The system is accessible function passing by a sort ordering that equates all sorts.

We start by computing the following initial DP problem:

  P1. (1) times#(Y, s(U)) => times#(Y, U)
      (2) times#(Y, s(U)) => plus#(times(Y, U), Y)
      (3) plus#(P, s(X1)) => plus#(P, X1)
      (4) plus#(s(Y1), U1) => plus#(Y1, U1)
      (5) map#(I1, cons(P1, X2)) => map#(I1, X2)
      (6) filter#(G2, cons(V2, W2)) => filter2#(G2(V2), G2, V2, W2)
      (7) filter2#(true, J2, X3, Y3) => filter#(J2, Y3)
      (8) filter2#(false, G3, V3, W3) => filter#(G3, W3)

***** We apply the Graph Processor on P1.

Considering the 4 SCCs, this DP problem is split into the following new problems.
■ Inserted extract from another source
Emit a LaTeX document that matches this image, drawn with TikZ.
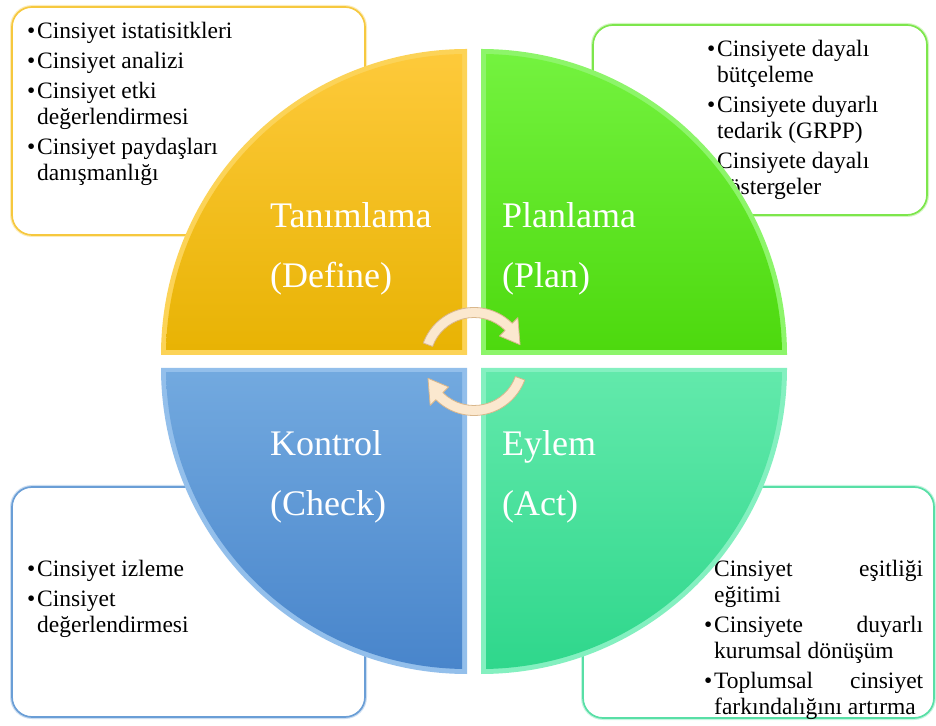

  P2. (1) plus#(P, s(X1)) => plus#(P, X1)
      (2) plus#(s(Y1), U1) => plus#(Y1, U1)

  P3. (1) times#(Y, s(U)) => times#(Y, U)

  P4. (1) map#(I1, cons(P1, X2)) => map#(I1, X2)

  P5. (1) filter#(G2, cons(V2, W2)) => filter2#(G2(V2), G2, V2, W2)
      (2) filter2#(true, J2, X3, Y3) => filter#(J2, Y3)
      (3) filter2#(false, G3, V3, W3) => filter#(G3, W3)

***** We apply the Subterm Criterion Processor on P2.

We use the following projection function:

  nu(plus#) = 1

We thus have:

  (1) P     |>=| P
  (2) s(Y1) |>|  Y1

We may remove the strictly oriented DPs, which yields:

  P6. (1) plus#(P, s(X1)) => plus#(P, X1)

***** We apply the Subterm Criterion Processor on P3.

We use the following projection function:

  nu(times#) = 2

We thus have:

  (1) s(U) |>| U

All DPs are strictly oriented, and may be removed.  Hence, this DP problem is finite.

***** We apply the Subterm Criterion Processor on P4.

We use the following projection function:

  nu(map#) = 2

We thus have:

  (1) cons(P1, X2) |>| X2

All DPs are strictly oriented, and may be removed.  Hence, this DP problem is finite.

***** We apply the Subterm Criterion Processor on P5.

We use the following projection function:

  nu(filter#)  = 2
  nu(filter2#) = 4

We thus have:

  (1) cons(V2, W2) |>|  W2
  (2) Y3           |>=| Y3
  (3) W3           |>=| W3

We may remove the strictly oriented DPs, which yields:

  P7. (1) filter2#(true, J2, X3, Y3) => filter#(J2, Y3)
      (2) filter2#(false, G3, V3, W3) => filter#(G3, W3)

***** We apply the Subterm Criterion Processor on P6.

We use the following projection function:

  nu(plus#) = 2

We thus have:

  (1) s(X1) |>| X1

All DPs are strictly oriented, and may be removed.  Hence, this DP problem is finite.

***** We apply the Graph Processor on P7.

As there are no SCCs, this DP problem is removed.